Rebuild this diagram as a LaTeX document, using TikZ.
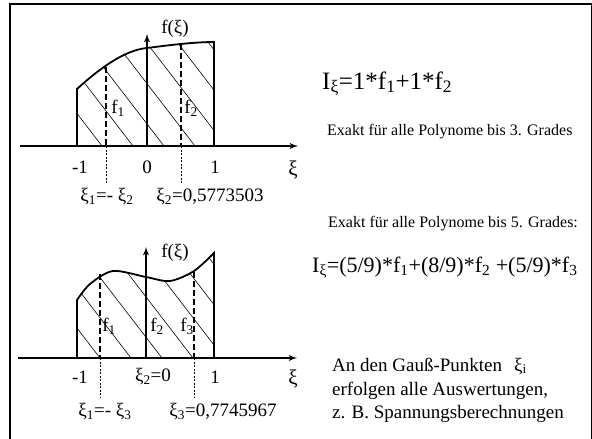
\documentclass[tikz,border=0pt]{standalone}
\usepackage{fontspec}
\setmainfont{Liberation Serif}
\usetikzlibrary{arrows}

\tikzset{
  dick/.style={line width=1.8pt},
  schraffur/.style={line width=0.6pt},
  gstrich/.style={line width=1.8pt, dash pattern=on 6pt off 3pt},
  fstrich/.style={line width=0.6pt, dash pattern=on 2pt off 1.5pt},
  beschr/.style={inner sep=0pt, font=\fontsize{19}{21}\selectfont},
  klein/.style={inner sep=0pt, anchor=base west, font=\fontsize{16}{19}\selectfont},
  mittel/.style={inner sep=0pt, anchor=base west, font=\fontsize{19}{23}\selectfont},
}

\begin{document}
\begin{tikzpicture}[>=latex', x=1pt, y=-1pt]
\useasboundingbox (0,0) rectangle (592,439);
% Rahmen
\draw[line width=2.4pt] (10,439) -- (10,4) -- (592,4);
\draw[line width=0.8pt] (591,4) -- (591,439);

% oben: zwei Gauss-Punkte
\coordinate (a1l) at (20,146);
\coordinate (a1r) at (298,146);
\coordinate (o1) at (147,146);
\coordinate (o1t) at (147,34);
\begin{scope}
  \clip (77,146) -- (77,89) .. controls (100,68) and (125,50) .. (147,48)
        .. controls (170,45) and (195,42) .. (214,42) -- (214,146) -- cycle;
  \foreach \a in {102,133,...,288}
    \draw[schraffur] (\a,146) -- ++(-110,-143);
\end{scope}
\draw[dick] (77,146) -- (77,89) .. controls (100,68) and (125,50) .. (147,48)
      .. controls (170,45) and (195,42) .. (214,42) -- (214,146);
\draw[gstrich] (106,67) -- (106,146);
\draw[fstrich] (106,146) -- (106,184);
\draw[gstrich] (181,44) -- (181,146);
\draw[fstrich] (181,146) -- (181,184);
\draw[dick,->] (a1l) -- (a1r);
\draw[dick,->] (o1) -- (o1t);
\node[beschr] (m1) at (80,167) {-1};
\node[beschr] (n1) at (147,167) {0};
\node[beschr] (e1) at (215,167) {1};
\node[beschr, font=\fontsize{21}{23}\selectfont] (xi1) at (293,170) {ξ};
\node[beschr] (f1) at (175,29) {f(ξ)};
\node[beschr] (fa1) at (118,108) {f\textsubscript{1}};
\node[beschr] (fb1) at (191,108) {f\textsubscript{2}};
\node[beschr] (xa1) at (107,197) {ξ\textsubscript{1}=- ξ\textsubscript{2}};
\node[beschr] (xb1) at (210,197) {ξ\textsubscript{2}=0,5773503};

% unten: drei Gauss-Punkte
\coordinate (a2l) at (18,358);
\coordinate (a2r) at (297,358);
\coordinate (o2) at (146,358);
\coordinate (o2t) at (146,247);
\begin{scope}
  \clip (77,358) -- (77,300) -- plot[smooth] coordinates {(77,300) (90,284) (113,271) (146,277) (170,281) (194,271) (214,253)}
        -- (214,358) -- cycle;
  \foreach \a in {100,131,...,300}
    \draw[schraffur] (\a,358) -- ++(-110,-143);
\end{scope}
\draw[dick] (77,358) -- (77,300) -- plot[smooth] coordinates {(77,300) (90,284) (113,271) (146,277) (170,281) (194,271) (214,253)}
      -- (214,358);
\draw[gstrich] (100,274) -- (100,358);
\draw[fstrich] (100,358) -- (100,397);
\draw[gstrich] (194,272) -- (194,358);
\draw[fstrich] (194,358) -- (194,397);
\draw[dick,->] (a2l) -- (a2r);
\draw[dick,->] (o2) -- (o2t);
\node[beschr] (m2) at (80,377) {-1};
\node[beschr] (n2) at (153,377) {ξ\textsubscript{2}=0};
\node[beschr] (e2) at (215,377) {1};
\node[beschr, font=\fontsize{21}{23}\selectfont] (xi2) at (293,379) {ξ};
\node[beschr] (f2) at (175,253) {f(ξ)};
\node[beschr] (fa2) at (109,326) {f\textsubscript{1}};
\node[beschr] (fb2) at (157,326) {f\textsubscript{2}};
\node[beschr] (fc2) at (187,326) {f\textsubscript{3}};
\node[beschr] (xa2) at (105,412) {ξ\textsubscript{1}=- ξ\textsubscript{3}};
\node[beschr] (xc2) at (223,412) {ξ\textsubscript{3}=0,7745967};

% Formeln und Text
\node[inner sep=0pt, anchor=base west, font=\fontsize{25}{30}\selectfont] (int1) at (322,89)
  {I\textsubscript{ξ}=1*f\textsubscript{1}+1*f\textsubscript{2}};
\node[klein] (ex3) at (327,135) {Exakt für alle Polynome bis 3. Grades};
\node[klein] (ex5) at (328,227) {Exakt für alle Polynome bis 5. Grades:};
\node[inner sep=0pt, anchor=base west, font=\fontsize{22}{26}\selectfont] (int2) at (312,272)
  {I\textsubscript{ξ}=(5/9)*f\textsubscript{1}+(8/9)*f\textsubscript{2} +(5/9)*f\textsubscript{3}};
\node[mittel] (gp1) at (332,371) {An den Gauß-Punkten\hspace{12pt}ξ\textsubscript{i}};
\node[mittel] (gp2) at (332,395) {erfolgen alle Auswertungen,};
\node[mittel] (gp3) at (332,418) {z. B. Spannungsberechnungen};
\end{tikzpicture}
\end{document}
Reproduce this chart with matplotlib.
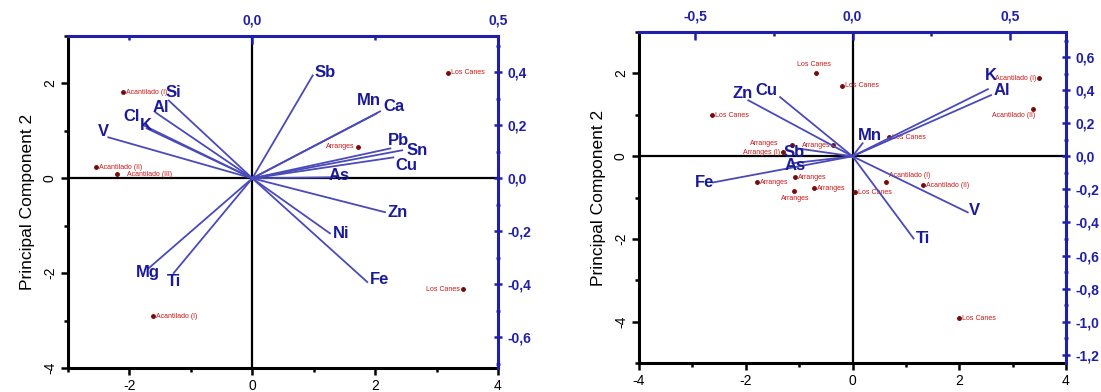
import matplotlib
matplotlib.use('Agg')
import matplotlib.pyplot as plt
from matplotlib.ticker import MultipleLocator, FuncFormatter, FixedLocator

plt.rcParams['font.family'] = ['Liberation Sans', 'DejaVu Sans']

BLUE = '#1f1fa8'
VEC = '#4a4ab8'
RED = '#cc1616'

# ---- left biplot: loadings (top/right axes) and scores (bottom/left axes)
elem_a = ['Sb', 'Mn', 'Ca', 'Pb', 'Sn', 'Cu', 'As', 'Zn', 'Ni', 'Fe', 'Mg', 'Ti', 'Si', 'Al', 'Cl', 'K', 'V']
load_a_x = [0.123, 0.253, 0.260, 0.281, 0.305, 0.287, 0.168, 0.270, 0.158, 0.234, -0.211, -0.160, -0.170, -0.197, -0.221, -0.215, -0.293]
load_a_y = [0.389, 0.245, 0.253, 0.113, 0.106, 0.079, 0.004, -0.128, -0.208, -0.392, -0.340, -0.358, 0.294, 0.249, 0.200, 0.189, 0.155]
score_a_x = [-2.10, 3.18, 1.72, -2.54, -2.20, 3.43, -1.62]
score_a_y = [1.81, 2.23, 0.67, 0.23, 0.08, -2.34, -2.91]
score_a_lab = ['Acantilado (I)', 'Los Canes', 'Arranges', 'Acantilado (II)', 'Acantilado (III)', 'Los Canes', 'Acantilado (I)']

# ---- right biplot
elem_b = ['K', 'Al', 'Mn', 'Zn', 'Cu', 'Sb', 'As', 'Fe', 'V', 'Ti']
load_b_x = [0.430, 0.440, 0.032, -0.331, -0.230, -0.175, -0.191, -0.443, 0.366, 0.194]
load_b_y = [0.406, 0.370, 0.079, 0.339, 0.358, 0.048, -0.042, -0.158, -0.339, -0.497]
score_b_x = [-0.68, -0.19, -2.63, 3.50, 3.38, 0.68, 0.62, 1.33, 0.05, 1.99,
             -1.13, -0.36, -1.30, -1.07, -1.79, -0.73, -1.10]
score_b_y = [2.01, 1.70, 0.99, 1.89, 1.14, 0.46, -0.63, -0.70, -0.87, -3.92,
             0.27, 0.27, 0.10, -0.51, -0.63, -0.77, -0.85]
score_b_lab = ['Los Canes', 'Los Canes', 'Los Canes', 'Acantilado (I)', 'Acantilado (II)', 'Los Canes',
               'Acantilado (I)', 'Acantilado (II)', 'Los Canes', 'Los Canes',
               'Arranges', 'Arranges', 'Arranges (I)', 'Arranges', 'Arranges', 'Arranges', 'Arranges']

# label offsets in pixels (dx, dy) from the vector tip
off_a = {'Sb': (2, 3), 'Mn': (-20, 13), 'Ca': (3, 5), 'Pb': (-2, 8), 'Sn': (4, 0), 'Cu': (2, -8),
         'As': (-6, 2), 'Zn': (3, 0), 'Ni': (3, 0), 'Fe': (3, 3), 'Mg': (-13, -4), 'Ti': (-7, -8),
         'Si': (-3, 8), 'Al': (-3, 5), 'Cl': (-20, 9), 'K': (-7, 3), 'V': (-10, 6)}
off_b = {'K': (-3, 14), 'Al': (3, 5), 'Mn': (-5, 8), 'Zn': (-16, 7), 'Cu': (-25, 7), 'Sb': (-14, -4),
         'As': (-8, -2), 'Fe': (-18, 0), 'V': (1, 2), 'Ti': (2, 0)}
side_a = ['r', 'r', 'l', 'r', 'rr', 'l', 'r']
side_b = ['a', 'r', 'r', 'l', 'bl', 'r', 'ar', 'r', 'r', 'r', 'll', 'l', 'l', 'r', 'r', 'r', 'b']


def comma(v, pos):
    s = '%.1f' % v
    if s == '-0.0':
        s = '0.0'
    return s.replace('.', ',')


def biplot(fig, rect, xlim, ylim, top_lim, right_lim, top_ticks, right_ticks,
           elems, lx, ly, offs, sx, sy, slab, sides):
    ax = fig.add_axes(rect)
    ax.set_xlim(*xlim)
    ax.set_ylim(*ylim)
    ax.axhline(0, color='black', lw=1.6, zorder=1)
    ax.axvline(0, color='black', lw=1.6, zorder=1)
    ax.xaxis.set_major_locator(MultipleLocator(2))
    ax.xaxis.set_minor_locator(MultipleLocator(1))
    ax.yaxis.set_major_locator(MultipleLocator(2))
    ax.yaxis.set_minor_locator(MultipleLocator(1))
    ax.xaxis.set_major_formatter(FuncFormatter(lambda v, p: '%d' % v))
    ax.yaxis.set_major_formatter(FuncFormatter(lambda v, p: '%d' % v))
    ax.tick_params(which='both', direction='out', width=1.8, labelsize=10, pad=3)
    ax.tick_params(which='major', length=5)
    ax.tick_params(which='minor', length=3)
    for lab in ax.get_yticklabels():
        lab.set_rotation(90)
        lab.set_va('center')
    ax.set_ylabel('Principal Component 2', fontsize=12.5, labelpad=6)
    for s in ['left', 'bottom']:
        ax.spines[s].set_linewidth(2.2)
    ax.spines['top'].set_visible(False)
    ax.spines['right'].set_visible(False)

    ax.plot(sx, sy, 'o', color='#7a0a0a', ms=2.5, zorder=3)
    for x, y, t, sd in zip(sx, sy, slab, sides):
        if sd == 'r':
            xy, ha, va = (3, 0), 'left', 'center'
        elif sd == 'rr':
            xy, ha, va = (10, 0), 'left', 'center'
        elif sd == 'l':
            xy, ha, va = (-3, 0), 'right', 'center'
        elif sd == 'll':
            xy, ha, va = (-14, 2), 'right', 'center'
        elif sd == 'a':
            xy, ha, va = (-2, 5), 'center', 'bottom'
        elif sd == 'b':
            xy, ha, va = (2, -4), 'center', 'top'
        elif sd == 'bl':
            xy, ha, va = (2, -3), 'right', 'top'
        else:
            xy, ha, va = (3, 3), 'left', 'bottom'
        ax.annotate(t, (x, y), xytext=xy, textcoords='offset pixels',
                    fontsize=5, color=RED, ha=ha, va=va, zorder=4)

    # loadings axes sharing the same box
    lax = fig.add_axes(rect)
    lax.patch.set_visible(False)
    lax.set_xlim(*top_lim)
    lax.set_ylim(*right_lim)
    lax.xaxis.tick_top()
    lax.yaxis.tick_right()
    lax.xaxis.set_major_locator(FixedLocator(top_ticks))
    lax.xaxis.set_minor_locator(MultipleLocator(0.25))
    lax.yaxis.set_major_locator(FixedLocator(right_ticks))
    lax.yaxis.set_minor_locator(MultipleLocator(0.1))
    lax.xaxis.set_major_formatter(FuncFormatter(comma))
    lax.yaxis.set_major_formatter(FuncFormatter(comma))
    lax.tick_params(which='both', colors=BLUE, width=1.8, labelsize=10, labelcolor=BLUE)
    lax.tick_params(axis='x', which='both', direction='in', pad=6)
    lax.tick_params(axis='y', which='both', direction='inout', pad=4)
    lax.tick_params(which='major', length=6)
    lax.tick_params(which='minor', length=3)
    for lab in lax.get_xticklabels() + lax.get_yticklabels():
        lab.set_fontweight('bold')
    lax.spines['left'].set_visible(False)
    lax.spines['bottom'].set_visible(False)
    for s in ['top', 'right']:
        lax.spines[s].set_color(BLUE)
        lax.spines[s].set_linewidth(2.2)

    for e, x, y in zip(elems, lx, ly):
        lax.plot([0, x], [0, y], color=VEC, lw=1.3, zorder=2)
        dx, dy = offs[e]
        lax.annotate(e, (x, y), xytext=(dx, dy), textcoords='offset pixels',
                     fontsize=12, fontweight='bold', color='#1a1a9a',
                     ha='left', va='center', zorder=5)
    return ax, lax


fig = plt.figure(figsize=(11.01, 3.92), dpi=100)

biplot(fig, [0.0618, 0.0612, 0.3905, 0.847], (-3, 4), (-4, 3),
       (-0.375, 0.5), (-0.717, 0.538), [0.0, 0.5], [-0.6, -0.4, -0.2, 0.0, 0.2, 0.4],
       elem_a, load_a_x, load_a_y, off_a, score_a_x, score_a_y, score_a_lab, side_a)

biplot(fig, [0.5804, 0.074, 0.3878, 0.844], (-4, 4), (-5, 3),
       (-0.678, 0.678), (-1.25, 0.751), [-0.5, 0.0, 0.5],
       [-1.2, -1.0, -0.8, -0.6, -0.4, -0.2, 0.0, 0.2, 0.4, 0.6],
       elem_b, load_b_x, load_b_y, off_b, score_b_x, score_b_y, score_b_lab, side_b)

fig.savefig('out.png', dpi=100)
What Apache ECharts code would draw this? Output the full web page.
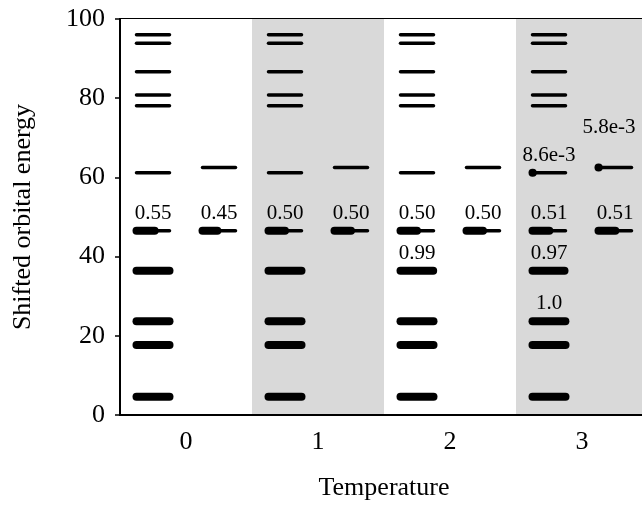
<!DOCTYPE html>
<html>
<head>
<meta charset="utf-8">
<script src="https://cdn.jsdelivr.net/npm/echarts@6/dist/echarts.min.js"></script>
<style>
  html, body { margin: 0; padding: 0; background: #fff; overflow: hidden; }
  /* the plot frame runs a few pixels past the right edge of the window */
  #chart { width: 648px; height: 508px; }
</style>
</head>
<body>
<div id="chart"></div>
<script>
// Temperatures along the x axis
const temperatures = ['0', '1', '2', '3'];

// Orbital energies: left column (11 levels) and right column (2 levels)
const leftEnergies = [96.0, 93.9, 86.7, 80.8, 78.1, 61.2, 46.5, 36.4, 23.7, 17.7, 4.6];
const rightEnergies = [62.5, 46.5];

// Occupations per temperature, in the same order as the energies above
const leftOccupation = [
  [0, 0, 0, 0, 0, 0,      0.55, 1,    1,     1, 1],
  [0, 0, 0, 0, 0, 0,      0.50, 1,    1,     1, 1],
  [0, 0, 0, 0, 0, 0,      0.50, 0.99, 1,     1, 1],
  [0, 0, 0, 0, 0, 0.0086, 0.51, 0.97, 0.996, 1, 1]
];
const rightOccupation = [
  [0,      0.45],
  [0,      0.50],
  [0,      0.50],
  [0.0058, 0.51]
];

// Label placement tweaks: [temperature index, column, level index, extra lift px, x shift px]
const liftedLabels = [[3, 1, 0, 23, -6]];

const FONT = '"Liberation Serif", "Times New Roman", serif';

function formatOcc(v) {
  if (v < 0.01) return v.toExponential(1);
  const s = v.toFixed(2);
  return s === '1.00' ? '1.0' : s;
}

// Build level records: [category, energy, column, occupation, levelIndex]
const levels = [];
temperatures.forEach((t, ti) => {
  leftEnergies.forEach((e, li) => levels.push([ti, e, 0, leftOccupation[ti][li], li]));
  rightEnergies.forEach((e, li) => levels.push([ti, e, 1, rightOccupation[ti][li], li]));
});

function renderLevel(params, api) {
  const cat = api.value(0);
  const energy = api.value(1);
  const side = api.value(2);
  const occ = api.value(3);
  const idx = api.value(4);
  const p = api.coord([cat, energy]);
  const band = api.size([1, 0])[0];
  const xc = p[0] + (side ? 0.25 : -0.25) * band;
  const half = 0.125 * band;
  const x0 = xc - half, x1 = xc + half;
  const y = p[1];
  const children = [{
    type: 'line',
    shape: { x1: x0, y1: y, x2: x1, y2: y },
    style: { stroke: '#000', lineWidth: 3.5, lineCap: 'round' }
  }];
  if (occ > 0) {
    children.push({
      type: 'line',
      shape: { x1: x0, y1: y, x2: x0 + occ * (x1 - x0), y2: y },
      style: { stroke: '#000', lineWidth: 8, lineCap: 'round' }
    });
  }
  if (occ > 0 && occ < 1) {
    let lift = 17.5, shift = 0;
    liftedLabels.forEach(l => {
      if (l[0] === cat && l[1] === side && l[2] === idx) { lift += l[3]; shift += l[4]; }
    });
    children.push({
      type: 'text',
      x: xc + shift,
      y: y - lift,
      style: {
        text: formatOcc(occ),
        fill: '#000',
        font: '21px ' + FONT,
        align: 'center',
        verticalAlign: 'middle'
      }
    });
  }
  return { type: 'group', children };
}

const chart = echarts.init(document.getElementById('chart'), null, { renderer: 'canvas' });
chart.setOption({
  animation: false,
  backgroundColor: '#fff',
  grid: {
    left: 120, top: 19, right: 0, bottom: 93,
    show: true, borderColor: '#000', borderWidth: 2, backgroundColor: 'transparent'
  },
  xAxis: {
    type: 'category',
    data: temperatures,
    boundaryGap: true,
    name: 'Temperature',
    nameLocation: 'middle',
    nameGap: 60,
    nameTextStyle: { fontFamily: FONT, fontSize: 26, color: '#000' },
    axisLine: { lineStyle: { color: '#000', width: 2 } },
    axisTick: { show: false },
    axisLabel: { fontFamily: FONT, fontSize: 26, color: '#000', margin: 14 },
    splitArea: { show: true, areaStyle: { color: ['#ffffff', '#d9d9d9'] } },
    splitLine: { show: false }
  },
  yAxis: {
    type: 'value',
    min: 0, max: 100, interval: 20,
    name: 'Shifted orbital energy',
    nameLocation: 'middle',
    nameGap: 84,
    nameTextStyle: { fontFamily: FONT, fontSize: 26, color: '#000' },
    axisLine: { show: true, lineStyle: { color: '#000', width: 2 } },
    axisTick: { show: true, length: 5, lineStyle: { color: '#000', width: 1.5 } },
    axisLabel: { fontFamily: FONT, fontSize: 26, color: '#000', margin: 15 },
    splitLine: { show: false }
  },
  series: [{
    type: 'custom',
    renderItem: renderLevel,
    data: levels,
    encode: { x: 0, y: 1 },
    clip: false
  }]
});
</script>
</body>
</html>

++++

**To be done:** Make an exact copy of the lines from the top of the material through the line with "(591,4) -- (591,439);", pictures excluded.

**Exercise response:**
Rebuild this diagram as a LaTeX document, using TikZ.
\documentclass[tikz,border=0pt]{standalone}
\usepackage{fontspec}
\setmainfont{Liberation Serif}
\usetikzlibrary{arrows}

\tikzset{
  dick/.style={line width=1.8pt},
  schraffur/.style={line width=0.6pt},
  gstrich/.style={line width=1.8pt, dash pattern=on 6pt off 3pt},
  fstrich/.style={line width=0.6pt, dash pattern=on 2pt off 1.5pt},
  beschr/.style={inner sep=0pt, font=\fontsize{19}{21}\selectfont},
  klein/.style={inner sep=0pt, anchor=base west, font=\fontsize{16}{19}\selectfont},
  mittel/.style={inner sep=0pt, anchor=base west, font=\fontsize{19}{23}\selectfont},
}

\begin{document}
\begin{tikzpicture}[>=latex', x=1pt, y=-1pt]
\useasboundingbox (0,0) rectangle (592,439);
% Rahmen
\draw[line width=2.4pt] (10,439) -- (10,4) -- (592,4);
\draw[line width=0.8pt] (591,4) -- (591,439);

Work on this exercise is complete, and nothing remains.